This study explores student views of various E-Learning tools as teaching and learning media in an online course for pre-service and in-service teachers. This chapter also examines the pedagogical applications of E-Learning tools in an online course. The capabilities of a system that allows meaningful interaction, reflection, personal identification, and a sense of community play a key role in the degree of social presence. This study highlights some key findings regarding the efficacy of E-Learning tools from student perspectives and make recommendations for future pedagogical practice.
Many models have been proposed to explain frameworks and important components of learning environments. A review of these models will provide a better understanding of how to achieve effective online learning.
Bransford’s Model of Learning Environment
Bransford, Brown, Cocking, Donova, and Pellegrino (1999) proposed a model for designing effective learning environments. The learning environment should be learner-centered, knowledge-centered, assessment-centered, and community-centered as shown in figure 1. An effective learning environment must be learner-centered so that the knowledge, skills, attitudes, and beliefs of the students are taken into consideration by the instructors. Learners often use their current knowledge to construct new knowledge. In a learner-centered environment, instructors would attempt to understand what students think, discuss their misconceptions, and integrate instructional strategies that can help learners to acquire new knowledge. Bransford et al. (1999) stated “Overall, learner-centered environments include teachers who are aware that learners construct their own meanings, beginning with the beliefs, understanding, and cultural practices they bring to the classroom” (p. 124). The teacher is the bridge that helps learners build new understandings.
Perspectives on learning environments (Adapted from Bransford et al., 1999, p.122)
An effective learning environment is knowledge-centered. It is not sufficient to only teach thinking skills and problem-solving skills. These abilities require well-organized knowledge that can be retrieved for the appropriate context. A knowledge-centered learning environment focuses on curriculum design in which students are expected to achieve desired learning outcomes. The curriculum should “help students develop interconnected pathways within a discipline so that they learn their way around in it and not lose sight of where they are” (Bransford et al, 1999, p. 141).
Good learning environments should also be assessment-centered so that students can have many opportunities to receive feedback for improvement. Assessment must reflect the learning goals. Assessment can not only help the students to improve their learning but also the instructors to revise their instructional approach.
Finally, effective learning environments should be community-centered, which share norms and value high standard learning. The norms include ways for learners to interact, receive feedback, and learn.

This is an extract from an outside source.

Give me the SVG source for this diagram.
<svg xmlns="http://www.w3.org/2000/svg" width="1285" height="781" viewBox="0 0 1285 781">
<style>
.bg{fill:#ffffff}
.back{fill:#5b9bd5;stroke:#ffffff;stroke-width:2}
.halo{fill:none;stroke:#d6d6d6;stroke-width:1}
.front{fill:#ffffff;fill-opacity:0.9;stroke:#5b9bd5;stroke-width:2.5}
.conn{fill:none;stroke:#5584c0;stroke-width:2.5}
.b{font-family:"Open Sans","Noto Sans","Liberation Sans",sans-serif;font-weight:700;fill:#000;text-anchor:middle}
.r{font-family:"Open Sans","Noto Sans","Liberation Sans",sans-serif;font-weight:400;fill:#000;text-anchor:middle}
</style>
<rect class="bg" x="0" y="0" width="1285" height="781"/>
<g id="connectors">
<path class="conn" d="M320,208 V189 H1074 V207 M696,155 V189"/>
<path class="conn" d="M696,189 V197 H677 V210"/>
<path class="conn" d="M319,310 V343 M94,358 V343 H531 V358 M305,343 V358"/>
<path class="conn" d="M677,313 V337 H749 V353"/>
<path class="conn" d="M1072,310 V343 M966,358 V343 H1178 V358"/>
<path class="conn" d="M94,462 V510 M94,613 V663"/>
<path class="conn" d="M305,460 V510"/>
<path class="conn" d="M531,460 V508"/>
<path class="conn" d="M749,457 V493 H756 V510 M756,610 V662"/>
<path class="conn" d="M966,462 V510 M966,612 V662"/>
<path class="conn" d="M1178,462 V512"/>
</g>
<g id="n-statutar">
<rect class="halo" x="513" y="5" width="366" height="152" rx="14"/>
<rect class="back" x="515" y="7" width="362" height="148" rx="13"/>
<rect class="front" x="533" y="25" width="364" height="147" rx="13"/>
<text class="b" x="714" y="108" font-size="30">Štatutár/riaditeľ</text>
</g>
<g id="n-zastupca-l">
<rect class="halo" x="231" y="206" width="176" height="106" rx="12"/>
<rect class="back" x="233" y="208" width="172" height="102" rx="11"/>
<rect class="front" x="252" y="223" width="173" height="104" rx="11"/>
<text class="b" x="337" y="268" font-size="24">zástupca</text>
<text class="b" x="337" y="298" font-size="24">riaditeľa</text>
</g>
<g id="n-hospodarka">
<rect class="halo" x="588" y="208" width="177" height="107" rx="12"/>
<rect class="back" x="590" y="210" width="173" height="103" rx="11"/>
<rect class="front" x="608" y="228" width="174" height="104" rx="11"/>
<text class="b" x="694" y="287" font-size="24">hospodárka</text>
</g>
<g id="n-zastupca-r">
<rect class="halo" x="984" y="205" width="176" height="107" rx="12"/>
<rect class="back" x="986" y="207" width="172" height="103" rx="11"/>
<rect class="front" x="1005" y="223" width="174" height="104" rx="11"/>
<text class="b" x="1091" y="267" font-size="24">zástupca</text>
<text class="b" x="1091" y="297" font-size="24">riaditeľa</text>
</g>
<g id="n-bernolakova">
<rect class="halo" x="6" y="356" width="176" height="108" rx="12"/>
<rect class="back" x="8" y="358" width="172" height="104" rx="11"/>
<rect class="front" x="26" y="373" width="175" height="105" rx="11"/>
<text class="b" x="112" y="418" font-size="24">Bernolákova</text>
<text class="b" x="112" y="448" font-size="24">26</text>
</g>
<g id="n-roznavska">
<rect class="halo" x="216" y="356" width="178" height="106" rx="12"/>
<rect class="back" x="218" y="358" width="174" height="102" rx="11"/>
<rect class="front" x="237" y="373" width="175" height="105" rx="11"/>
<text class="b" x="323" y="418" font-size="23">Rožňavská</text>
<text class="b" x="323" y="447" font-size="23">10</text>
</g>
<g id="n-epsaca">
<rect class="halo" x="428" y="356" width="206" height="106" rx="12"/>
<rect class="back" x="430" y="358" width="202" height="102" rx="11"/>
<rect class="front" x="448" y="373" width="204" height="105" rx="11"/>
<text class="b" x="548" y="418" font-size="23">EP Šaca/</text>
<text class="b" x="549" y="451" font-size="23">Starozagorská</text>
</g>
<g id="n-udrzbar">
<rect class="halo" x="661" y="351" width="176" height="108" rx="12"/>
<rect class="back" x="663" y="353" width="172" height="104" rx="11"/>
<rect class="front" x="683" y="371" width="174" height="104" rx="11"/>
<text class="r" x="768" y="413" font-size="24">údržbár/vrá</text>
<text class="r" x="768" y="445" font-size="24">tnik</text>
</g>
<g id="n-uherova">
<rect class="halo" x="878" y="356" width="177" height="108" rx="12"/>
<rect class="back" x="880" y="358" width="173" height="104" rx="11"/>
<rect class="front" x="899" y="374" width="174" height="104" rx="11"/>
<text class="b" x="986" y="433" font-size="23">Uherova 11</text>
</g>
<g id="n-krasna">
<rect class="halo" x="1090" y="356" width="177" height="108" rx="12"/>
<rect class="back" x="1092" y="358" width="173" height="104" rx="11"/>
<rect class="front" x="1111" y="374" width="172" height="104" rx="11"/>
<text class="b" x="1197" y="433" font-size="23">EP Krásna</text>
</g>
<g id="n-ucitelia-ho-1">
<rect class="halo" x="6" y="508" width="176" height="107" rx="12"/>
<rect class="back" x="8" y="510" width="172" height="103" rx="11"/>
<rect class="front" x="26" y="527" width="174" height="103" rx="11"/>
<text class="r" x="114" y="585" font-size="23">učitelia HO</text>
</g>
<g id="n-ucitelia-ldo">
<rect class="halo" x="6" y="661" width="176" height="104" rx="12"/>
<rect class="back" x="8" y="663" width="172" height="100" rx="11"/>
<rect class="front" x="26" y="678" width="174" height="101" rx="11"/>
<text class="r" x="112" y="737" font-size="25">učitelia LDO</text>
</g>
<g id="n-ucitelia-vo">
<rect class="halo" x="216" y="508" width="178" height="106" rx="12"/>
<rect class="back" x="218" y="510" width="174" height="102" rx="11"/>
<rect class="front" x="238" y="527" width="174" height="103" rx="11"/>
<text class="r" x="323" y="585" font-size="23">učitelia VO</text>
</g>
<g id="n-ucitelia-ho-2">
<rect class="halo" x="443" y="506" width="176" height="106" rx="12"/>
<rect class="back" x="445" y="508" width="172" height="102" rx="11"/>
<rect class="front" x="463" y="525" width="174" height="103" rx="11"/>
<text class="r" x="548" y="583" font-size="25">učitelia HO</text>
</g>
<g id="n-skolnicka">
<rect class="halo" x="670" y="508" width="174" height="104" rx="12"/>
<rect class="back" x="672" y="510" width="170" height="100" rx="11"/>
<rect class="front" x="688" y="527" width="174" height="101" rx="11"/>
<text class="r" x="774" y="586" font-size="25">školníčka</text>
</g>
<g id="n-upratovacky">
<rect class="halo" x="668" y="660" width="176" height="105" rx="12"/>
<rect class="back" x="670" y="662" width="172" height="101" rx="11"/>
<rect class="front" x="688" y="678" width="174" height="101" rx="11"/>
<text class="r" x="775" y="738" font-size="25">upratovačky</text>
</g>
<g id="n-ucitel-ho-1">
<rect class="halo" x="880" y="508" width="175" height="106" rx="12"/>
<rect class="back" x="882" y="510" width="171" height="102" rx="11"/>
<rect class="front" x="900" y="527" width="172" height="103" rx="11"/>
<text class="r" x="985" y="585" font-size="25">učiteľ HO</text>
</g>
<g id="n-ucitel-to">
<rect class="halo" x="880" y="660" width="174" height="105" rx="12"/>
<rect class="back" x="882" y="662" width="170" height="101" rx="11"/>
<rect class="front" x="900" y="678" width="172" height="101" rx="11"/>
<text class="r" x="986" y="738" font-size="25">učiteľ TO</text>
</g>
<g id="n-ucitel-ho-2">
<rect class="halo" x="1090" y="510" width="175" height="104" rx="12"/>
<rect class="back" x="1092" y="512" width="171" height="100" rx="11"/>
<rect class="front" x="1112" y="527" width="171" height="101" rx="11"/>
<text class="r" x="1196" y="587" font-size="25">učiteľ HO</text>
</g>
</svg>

These guidelines provide a clear pedagogical framework for designing effective online learning environments. These principles are well-supported in the literature. However, for higher education distance learning, the role of the instructor is not clearly defined in this model. In addition, the attributes of technology are missing. The community of inquiry model by Garrison, Anderson, and Archer (1999) does address the roles of instructor, students, and learning in distance learning environments.
Key Terms in this Chapter
Pedagogical models: Pedagogical models are cognitive models or theoretical constructs derived from learning theory that enable the implementation of specific instructional and learning strategies. Examples of pedagogical models include anchored instruction, problem-based learning, cognitive apprenticeship, situated learning, and computer-supported intentional learning environments (CSILE).
Asynchronous communication systems: Technology tools that allow online learners to communicate with each other at flexible time at their own pace and space. Examples of asynchronous tools include Web-based discussion board, podcast audios and videos, weblogs, etc.
Teaching Presence: The design, facilitation, and direction of cognitive and social processes for the purpose of realizing personally meaningful and educationally worthwhile learning outcomes.
Social Presence: Social presence is originally defined as the “degree of salience of the other person in the (mediated) interaction and the consequent salience of the interpersonal relationships” by Short, Williams, & Christie (1976). Garrison, Anderson, and Archer (1999) later defined it as the ability of participants in an online community to project their personal characteristics into the community, thereby presenting themselves to the other participants as ‘real people.’
Cognitive Presence: The extend to which a student can construct meaning through sustained communication. Cognitive presence focuses on the importance of critical thinking and represents learning outcomes that meet the learning goals.
Synchronous communication systems: Technology tools that allow online learners to communicate with each other at the same time at their own space. Examples of synchronous communication systems include Breeze (a Web-based interactive video-conferencing system), Skype (an Internet-based audio-conferencing system), and Second Life (an Internet-based virtual world.)
Pedagogical applications of E-Learning tools: Pedagogical applications refer to the utilization of E-Learning tools that are based on pedagogical models, for example, the Web as the database for knowledge construction, the virtual worlds for role-playing, the Weblog for reflective learning, and video-conferencing for community building.
E-Learning 2.0: E-Learning 2.0 tools are characterized as tag-based, participatory, playful, social networking, and collaborative editing through tools such as blogs, wikis, RSS, podcasting, flickr, del.icio.us, and Wikipedia.